How can you show that, if $Y,Z \in \Gamma(TM)$ and $Y$ is complete, then: $$L_{Y}Z=\frac{\text{d}}{\text{d}t}\phi^{-1}_{t*}(Z)\bigg\rvert_{t=0}\equiv[Y, Z]$$
Where $\phi_{t}$ is in the one parameter group generated by $Y$. I know it should be something related to using charts to get it "down" to $\mathbb{R}^n$ but I don't see how to do that with $\phi^{-1}_{t*}$.
On
HINT: Apply $\dfrac d{dt}\Big|_{t=0} \phi_{-t*}Z$ to a smooth function $f$ and use $Yf = \dfrac d{dt}\Big|_{t=0} f\circ\phi_t$. The tricky part will be differentiating $Z_{\phi_t(p)}(f\circ\phi_{-t})$; perhaps the easier way to do this is to think about differentiating $Z_{\phi_s(p)}(f\circ\phi_{-t})$ and then applying the chain rule.
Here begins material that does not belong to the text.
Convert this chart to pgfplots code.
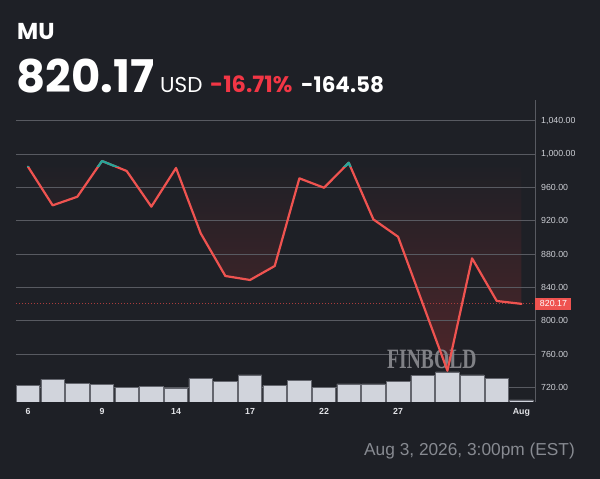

Comment: No need to do anything in charts.
We assume to be on a smooth manifold $M$. Let $X,Y$ be two vector fields on $M$ and $\varphi_t$ be the one-parameter group generated by $X$. Our claim is $$[X,Y]_p = \lim_{t \to 0^+} \frac{(\varphi_{-t})_{*|\varphi_t(p)}Y_{\varphi_t(p)}-Y_p}{t},$$ so essentially you want to show that the vectors on both sides are equal. Two vectors at $p$ coincide when the directional derivatives of each smooth function defined around $p$ with respect to both of them are equal. So take a function $f$ defined around $p$ and calculate $$((\varphi_{-t})_{*|\varphi_t(p)}Y_{\varphi_t(p)}-Y_p)f,$$ where here $t$ is small enough that $\varphi_t(p)$ sits in the same chart as $p$ - you can assume this because you will take the limit $t \to 0^+$. You have $$ ((\varphi_{-t})_{*|\varphi_t(p)}Y_{\varphi_t(p)}-Y_p)f = Y_{\varphi_{t}(p)}(f\circ \varphi_{-t})-Y_pf, $$ so one first step is to write $f \circ \varphi_{-t}$ in a simpler way. Consider the function $F(t,\cdot):= f\circ \varphi_{-t}-f$. You can see that $F(0,p)=0$ and a result from analysis tells you that there exists a function $g=g(t,q)$ such that $f \circ \varphi_{-t} - f = tg$. Such a function is defined as $$g(t,p) = \int_0^1 \frac{\partial F}{\partial t}(st,p)\,ds.$$ Also, $$g = \frac{f\circ \varphi_{-t} - f}{t}$$ so when $t \to 0^+$ you get $g(0,p) = -X_pf$. All of this is good because now $f\circ \varphi_{-t} = f+tg$ and then \begin{align} Y_{\varphi_{t}(p)}(f\circ \varphi_{-t}) -Y_pf&= Y_{\varphi_{t}(p)}(f+tg) -Y_pf\\ & = Y_{\varphi_t(p)}f-Y_pf+tY_{\varphi_t(p)}g. \end{align} Divide by $t$: \begin{align} \frac{Y_{\varphi_{t}(p)}(f\circ \varphi_{-t})-Y_pf}{t}&=\frac{Y_{\varphi_t(p)}f-Y_pf+tY_{\varphi_t(p)}g}{t} \\ & = \frac{Y_{\varphi_t(p)}f-Y_pf}{t}+Y_{\varphi_t(p)}g. \end{align} Now as $t \to 0^+$ the first term goes to $X_p(Yf)$, whereas the second one goes to $-Y_p(Xf)$, hence your limit is $$X_p(Yf)-Y_p(Xf) = [X,Y]_pf$$ which shows the claim.